Your task: Look through the data below and work out how many lines contain the string "with". Give the number alone.

Data extracted from a collection
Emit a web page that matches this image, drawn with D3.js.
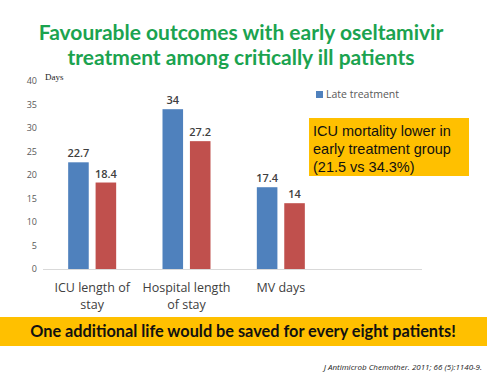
<!DOCTYPE html>
<html><head><meta charset="utf-8">
<script src="https://cdn.jsdelivr.net/npm/d3@7"></script>
<style>body{margin:0;background:#fff}svg{display:block}</style>
</head><body>
<script>
const categories = [["ICU length of","stay"],["Hospital length","of stay"],["MV days"]];
const catKeys = ["ICU","Hospital","MV"];
const lateValues = [22.7, 34, 17.4];
const earlyValues = [18.4, 27.2, 14];
const yTicks = [0,5,10,15,20,25,30,35,40];
const seriesNames = ["Late treatment","Early treatment"];
const colors = ["#4F81BD","#C0504D"];

const W=487,H=376;
const svg=d3.select("body").append("svg").attr("width",W).attr("height",H);

// Title
const title=["Favourable outcomes with early oseltamivir","treatment among critically ill patients"];
svg.selectAll("text.title").data(title).join("text")
  .attr("x",241).attr("y",(d,i)=>40+i*25).attr("text-anchor","middle")
  .attr("font-family","Lato, 'Open Sans', sans-serif").attr("font-weight","bold")
  .attr("font-size",21).attr("fill","#1ba34f").text(d=>d);

const y=d3.scaleLinear().domain([0,40]).range([269,81]);
const x=d3.scaleBand().domain(catKeys).range([45,328]);
const inner=d3.scaleBand().domain([0,1]).range([0,48]).paddingInner(0.25);

// y axis
const yAxis=svg.append("g").attr("transform","translate(40,0)")
  .call(d3.axisLeft(y).tickValues(yTicks).tickSize(0).tickPadding(3));
yAxis.select(".domain").remove();
yAxis.selectAll("text").attr("font-family","'Open Sans', sans-serif").attr("font-size",9).attr("fill","#595959");

svg.append("text").attr("x",45).attr("y",80).attr("font-family","'Liberation Serif', serif")
  .attr("font-size",9).attr("fill","#222").text("Days");

// baseline
svg.append("line").attr("x1",43).attr("x2",422).attr("y1",y(0)+0.5).attr("y2",y(0)+0.5)
  .attr("stroke","#d9d9d9").attr("stroke-width",1);

const series=[lateValues,earlyValues];
series.forEach((vals,s)=>{
  const g=svg.append("g");
  g.selectAll("rect").data(vals).join("rect")
    .attr("x",(d,i)=>x(catKeys[i])+x.bandwidth()/2-24+inner(s))
    .attr("width",inner.bandwidth())
    .attr("y",d=>y(d)).attr("height",d=>y(0)-y(d)).attr("fill",colors[s]);
  g.selectAll("text").data(vals).join("text")
    .attr("x",(d,i)=>x(catKeys[i])+x.bandwidth()/2-24+inner(s)+inner.bandwidth()/2)
    .attr("y",d=>y(d)-5).attr("text-anchor","middle")
    .attr("font-family","'Open Sans', sans-serif").attr("font-size",11).attr("font-weight",600).attr("fill","#404040")
    .text(d=>d);
});

// x labels
categories.forEach((lines,i)=>{
  svg.append("text").attr("x",x(catKeys[i])+x.bandwidth()/2).attr("y",292)
    .attr("text-anchor","middle").attr("font-family","'Open Sans', sans-serif")
    .attr("font-size",12.5).attr("fill","#404040")
    .selectAll("tspan").data(lines).join("tspan")
    .attr("x",x(catKeys[i])+x.bandwidth()/2).attr("dy",(d,j)=>j?17:0).text(d=>d);
});

// legend
svg.append("rect").attr("x",316).attr("y",91).attr("width",7).attr("height",7).attr("fill",colors[0]);
svg.append("text").attr("x",326).attr("y",98).attr("font-family","'Open Sans', sans-serif")
  .attr("font-size",10.5).attr("fill","#595959").text(seriesNames[0]);

// annotation box
svg.append("rect").attr("x",309).attr("y",118).attr("width",160).attr("height",58).attr("fill","#FFC000");
const ann=["ICU mortality lower in","early treatment group","(21.5 vs 34.3%)"];
svg.append("text").attr("font-family","'Liberation Sans', Arial, sans-serif").attr("font-size",14.5).attr("fill","#111")
  .selectAll("tspan").data(ann).join("tspan").attr("x",313).attr("y",(d,i)=>136+i*18).text(d=>d);

// bottom band
svg.append("rect").attr("x",0).attr("y",317).attr("width",W).attr("height",29).attr("fill","#FFC000");
svg.append("text").attr("x",243).attr("y",337).attr("text-anchor","middle")
  .attr("font-family","Lato, 'Open Sans', sans-serif").attr("font-weight","bold").attr("font-size",16.3)
  .attr("fill","#111").text("One additional life would be saved for every eight patients!");

svg.append("text").attr("x",482).attr("y",370).attr("text-anchor","end")
  .attr("font-family","'Open Sans', sans-serif").attr("font-style","italic").attr("font-size",8)
  .attr("fill","#222").text("J Antimicrob Chemother. 2011; 66 (5):1140-9.");
</script>
</body></html>
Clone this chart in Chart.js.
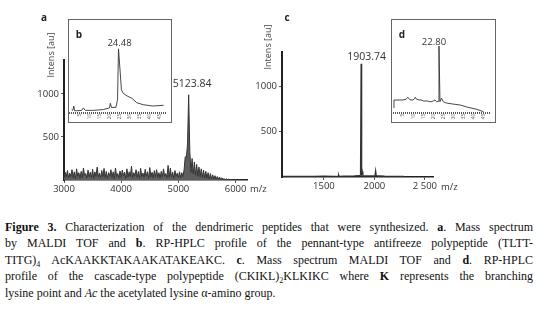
<!DOCTYPE html>
<html><head><meta charset="utf-8">
<script src="https://cdn.jsdelivr.net/npm/chart.js@4/dist/chart.umd.min.js"></script>
<style>
html,body{margin:0;padding:0;background:#fff;width:538px;height:315px;overflow:hidden;}
canvas{position:absolute;}
#cA{left:0;top:0;}
#cC{left:240px;top:0;}
.inset{position:absolute;background:#fff;border:1px solid #666;box-sizing:border-box;}
.inset canvas{left:0;top:0;}
#ib{left:68px;top:19px;width:104px;height:104px;}
#id{left:391px;top:19px;width:105px;height:104px;}
#caption{position:absolute;left:5px;top:218.7px;width:528px;font-family:"Liberation Serif","Times New Roman",serif;font-size:12px;line-height:16.5px;color:#111;}
.ln{display:block;white-space:nowrap;}
.ln span.t{display:inline-block;white-space:nowrap;}
sub{font-size:8px;line-height:0;vertical-align:-3px;}
</style>
</head><body>
<canvas id="cA" width="270" height="200"></canvas>
<canvas id="cC" width="298" height="200"></canvas>
<div class="inset" id="ib"><canvas id="cB" width="102" height="102"></canvas></div>
<div class="inset" id="id"><canvas id="cD" width="103" height="102"></canvas></div>
<div id="caption">
<div class="ln"><span class="t"><b>Figure 3.</b> Characterization of the dendrimeric peptides that were synthesized. <b>a</b>. Mass spectrum</span></div>
<div class="ln"><span class="t">by MALDI TOF and <b>b</b>. RP-HPLC profile of the pennant-type antifreeze polypeptide (TLTT-</span></div>
<div class="ln"><span class="t">TITG)<sub>4</sub> AcKAAKKTAKAAKATAKEAKC. <b>c</b>. Mass spectrum MALDI TOF and <b>d</b>. RP-HPLC</span></div>
<div class="ln"><span class="t">profile of the cascade-type polypeptide (CKIKL)<sub>2</sub>KLKIKC where <b>K</b> represents the branching</span></div>
<div class="ln"><span class="t">lysine point and <i>Ac</i> the acetylated lysine α-amino group.</span></div>
</div>
<script>
// ---------- Panel a: MALDI TOF spectrum (m/z sampled every 20 from 3000) ----------
const A_MZ_START = 3000;
const A_MZ_STEP = 20;
const A_INTENS = [
 20, 90, 35,110, 25,   80, 40,120, 30, 95,   15,130, 45, 85, 20,  100, 30,140, 50, 75,
 25,115, 40, 90, 30,  125, 20, 95, 45,150,   35, 80, 25,110, 40,  135, 30,100, 20, 85,
 45,120, 30, 95, 15,  140, 40, 75, 25,105,   30,115, 50, 90, 20,  130, 35, 95, 40,160,
 25, 85, 45,120, 30,  100, 20,135, 40, 80,   30,125, 45, 95, 20,  145, 35, 90, 25,110,
 40,120, 30, 85, 20,  100, 35,130, 45, 75,   25,170, 30,140, 35,   90, 20,110, 40, 80,
 30, 95, 25, 85, 40,  120,270,260,420,990,  330, 90,250, 70,210,   55,180, 45,150, 40,
130, 30,115, 25,100,   20, 85, 15, 75, 15,   60, 10, 50, 10, 40,    8, 35,  5, 25,  5,
 18,  3, 12,  3,  8,    2,  6,  2,  4,  2,    3,  1,  2,  1,  1,    1
];
const A_X_TICKS = [3000, 4000, 5000, 6000];
const A_X_LABELS = ['3000', '4000', '5000', '6000'];
const A_Y_TICKS = [500, 1000];
const A_PEAK = {mz: 5180, intens: 990, label: '5123.84'};

// ---------- Panel b: RP-HPLC (time in min, absorbance) ----------
const B_TIME = [1.05, 1.67, 2.14, 2.6, 3.6, 6.0, 6.9, 7.9, 12.1, 16.9, 19.3, 20.0, 20.4, 21.0, 23.2, 24.0, 24.48, 25.95, 26.8, 28.8, 31.2, 33.6, 36.8, 41.5, 47.0];
const B_ABS  = [3.3, 2.0, 7.3, 1.5, 1.6, 1.8, 4.9, 2.0, 2.0, 3.0, 4.5, 5.0, 10.6, 5.5, 5.7, 15, 77, 27, 22.8, 19.5, 16.7, 11.3, 8.9, 7.3, 8.2];
const B_PEAK = {t: 24.48, v: 77, label: '24.48'};

// ---------- Panel c: MALDI TOF spectrum ----------
const C_MZ = [1090, 1200, 1300, 1400, 1500, 1600, 1640, 1645, 1650, 1700, 1800, 1855, 1862, 1868, 1874, 1880, 1886, 1900, 2005, 2012, 2018, 2100, 2200, 2290];
const C_INTENS = [8, 6, 8, 7, 9, 8, 9, 25, 8, 10, 12, 15, 20, 1244, 30, 60, 15, 12, 12, 70, 15, 10, 8, 6];
const C_X_TICKS = [1500, 2000, 2500];
const C_X_LABELS = ['1500', '2000', '2 500'];
const C_Y_TICKS = [500, 1000];
const C_PEAK = {mz: 1868, intens: 1244, label: '1903.74'};

// ---------- Panel d: RP-HPLC ----------
const D_TIME = [0.35, 0.4, 4.5, 6.4, 7.3, 8.3, 9.7, 10.6, 11.0, 11.7, 12.9, 13.8, 15.2, 17.1, 18.5, 19.4, 20.3, 20.8, 21.7, 22.4, 22.8, 23.3, 24.1, 24.9, 26.4, 29.5, 33.4, 37.2, 41.3, 45.0];
const D_ABS  = [4.9, 14.6, 14.6, 15.5, 18, 15, 14.5, 16, 18, 15.5, 14.6, 14.8, 13.4, 13.4, 12.5, 12.8, 14, 14.6, 12.5, 13, 80.5, 12.6, 16.7, 12.6, 11, 9.8, 8.5, 5.7, 3.5, 0.4];
const D_PEAK = {t: 22.8, v: 80.5, label: '22.80'};

const HPLC_MIN_TICKS = Array.from({length: 49}, (_, i) => i);   // minute marks of the ruler
const HPLC_LABELED = [5, 10, 15, 20, 25, 30, 35, 40, 45];

// ---------- helpers ----------
const SANS = '"Open Sans", "DejaVu Sans", sans-serif';
function annot(items){
  return {
    id: 'annot',
    afterDraw(chart){
      const ctx = chart.ctx;
      items.forEach(t => {
        ctx.save();
        ctx.font = t.font; ctx.fillStyle = t.color || '#333';
        ctx.textAlign = t.align || 'center'; ctx.textBaseline = 'middle';
        let x = t.x, y = t.y;
        if (t.xv !== undefined) {
          x = chart.scales.x.getPixelForValue(t.xv) + (t.dx || 0);
          y = chart.scales.y.getPixelForValue(t.yv) + (t.dy || 0);
        }
        ctx.translate(x, y);
        if (t.rot) ctx.rotate(t.rot);
        ctx.fillText(t.text, 0, 0);
        ctx.restore();
      });
    }
  };
}

function mainChart(id, W, H, area, data, xmin, xmax, ymax, xt, xl, yt, items, ds){
  return new Chart(document.getElementById(id), {
    type: 'line',
    data: {datasets: [Object.assign({data: data, pointRadius: 0, tension: 0}, ds)]},
    options: {
      responsive: false, animation: false, devicePixelRatio: 1, events: [],
      layout: {padding: {top: area.top, right: W - area.right, left: 0, bottom: 0}},
      plugins: {legend: {display: false}, tooltip: {enabled: false}},
      scales: {
        x: {type: 'linear', min: xmin, max: xmax,
            afterBuildTicks: s => { s.ticks = xt.map(v => ({value: v})); },
            afterFit: s => { s.height = H - area.bottom; },
            ticks: {font: {family: SANS, size: 9.5}, color: '#333', padding: 1, maxRotation: 0, autoSkip: false,
                    callback: v => { const k = xt.indexOf(v); return k >= 0 ? xl[k] : String(v); }},
            grid: {display: true, drawOnChartArea: false, tickLength: 3, color: '#555'},
            border: {display: true, color: '#222', width: 1.5}},
        y: {type: 'linear', min: 0, max: ymax,
            afterBuildTicks: s => { s.ticks = yt.map(v => ({value: v})); },
            afterFit: s => { s.width = area.left; },
            ticks: {font: {family: SANS, size: 9.5}, color: '#333', padding: 2, autoSkip: false, callback: v => String(v)},
            grid: {display: true, drawOnChartArea: false, tickLength: 3, color: '#555'},
            border: {display: true, color: '#222', width: 2}}
      }
    },
    plugins: [annot(items)]
  });
}

function insetChart(id, W, H, times, vals, xmin, xmax, items){
  return new Chart(document.getElementById(id), {
    type: 'line',
    data: {datasets: [{data: times.map((t, i) => ({x: t, y: vals[i]})), borderColor: '#333', borderWidth: 0.9, pointRadius: 0, tension: 0}]},
    options: {
      responsive: false, animation: false, devicePixelRatio: 1, events: [],
      layout: {padding: {top: 10, right: 0, left: 0, bottom: 0}},
      plugins: {legend: {display: false}, tooltip: {enabled: false}},
      scales: {
        x: {type: 'linear', min: xmin, max: xmax,
            afterBuildTicks: s => { s.ticks = HPLC_MIN_TICKS.map(v => ({value: v})); },
            afterFit: s => { s.height = 10; },
            ticks: {font: {family: SANS, size: 4.5}, color: '#555', padding: 0, autoSkip: false, minRotation: 90, maxRotation: 90,
                    callback: v => HPLC_LABELED.includes(v) ? String(v) : ''},
            grid: {display: true, drawOnChartArea: false, tickLength: 2, color: '#555', lineWidth: 1},
            border: {display: false}},
        y: {display: false, min: 0, max: 100}
      }
    },
    plugins: [annot(items)]
  });
}

// ---------- build ----------
const A_DATA = A_INTENS.map((v, i) => ({x: A_MZ_START + i * A_MZ_STEP, y: v}));
mainChart('cA', 270, 200, {left: 64, right: 247, top: 60, bottom: 180}, A_DATA, 3000, 6200, 1395, A_X_TICKS, A_X_LABELS, A_Y_TICKS, [
  {xv: A_PEAK.mz, yv: A_PEAK.intens, dx: 3.5, dy: -11, text: A_PEAK.label, font: '10.5px ' + SANS},
  {x: 44, y: 18, text: 'a', font: 'bold 10px ' + SANS, color: '#222'},
  {x: 51, y: 55, text: 'Intens [au]', font: '9px ' + SANS, rot: -Math.PI / 2, color: '#444'},
  {x: 250, y: 189, text: 'm/z', font: '9.5px ' + SANS, align: 'left'}
], {borderColor: '#333', borderWidth: 1, fill: 'origin', backgroundColor: '#5e5e5e'});

const C_DATA = C_MZ.map((m, i) => ({x: m, y: C_INTENS[i]}));
mainChart('cC', 298, 200, {left: 42, right: 193, top: 52, bottom: 177}, C_DATA, 1085, 2580, 1374, C_X_TICKS, C_X_LABELS, C_Y_TICKS, [
  {xv: C_PEAK.mz, yv: C_PEAK.intens, dx: 5.5, dy: -7, text: C_PEAK.label, font: '10.5px ' + SANS},
  {x: 47, y: 18, text: 'c', font: 'bold 10px ' + SANS, color: '#222'},
  {x: 28, y: 47, text: 'Intens [au]', font: '9px ' + SANS, rot: -Math.PI / 2, color: '#444'},
  {x: 201, y: 187, text: 'm/z', font: '9.5px ' + SANS, align: 'left'}
], {borderColor: '#333', borderWidth: 1.2, fill: false});

insetChart('cB', 102, 102, B_TIME, B_ABS, -0.24, 48.33, [
  {xv: B_PEAK.t, yv: B_PEAK.v, dx: 1, dy: -6, text: B_PEAK.label, font: '9.5px ' + SANS},
  {x: 10, y: 15, text: 'b', font: 'bold 10px ' + SANS, color: '#222'}
]);
insetChart('cD', 103, 102, D_TIME, D_ABS, -0.58, 47.33, [
  {xv: D_PEAK.t, yv: D_PEAK.v, dx: -5, dy: -4, text: D_PEAK.label, font: '9.5px ' + SANS},
  {x: 10, y: 15, text: 'd', font: 'bold 10px ' + SANS, color: '#222'}
]);

// justify caption lines (all but last)
const lines = document.querySelectorAll('#caption .t');
lines.forEach((el, i) => {
  if (i === lines.length - 1) return;
  const w = el.getBoundingClientRect().width;
  const n = (el.textContent.match(/ /g) || []).length;
  el.style.wordSpacing = ((528 - w) / n) + 'px';
});
</script>
</body></html>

Expected answer: 2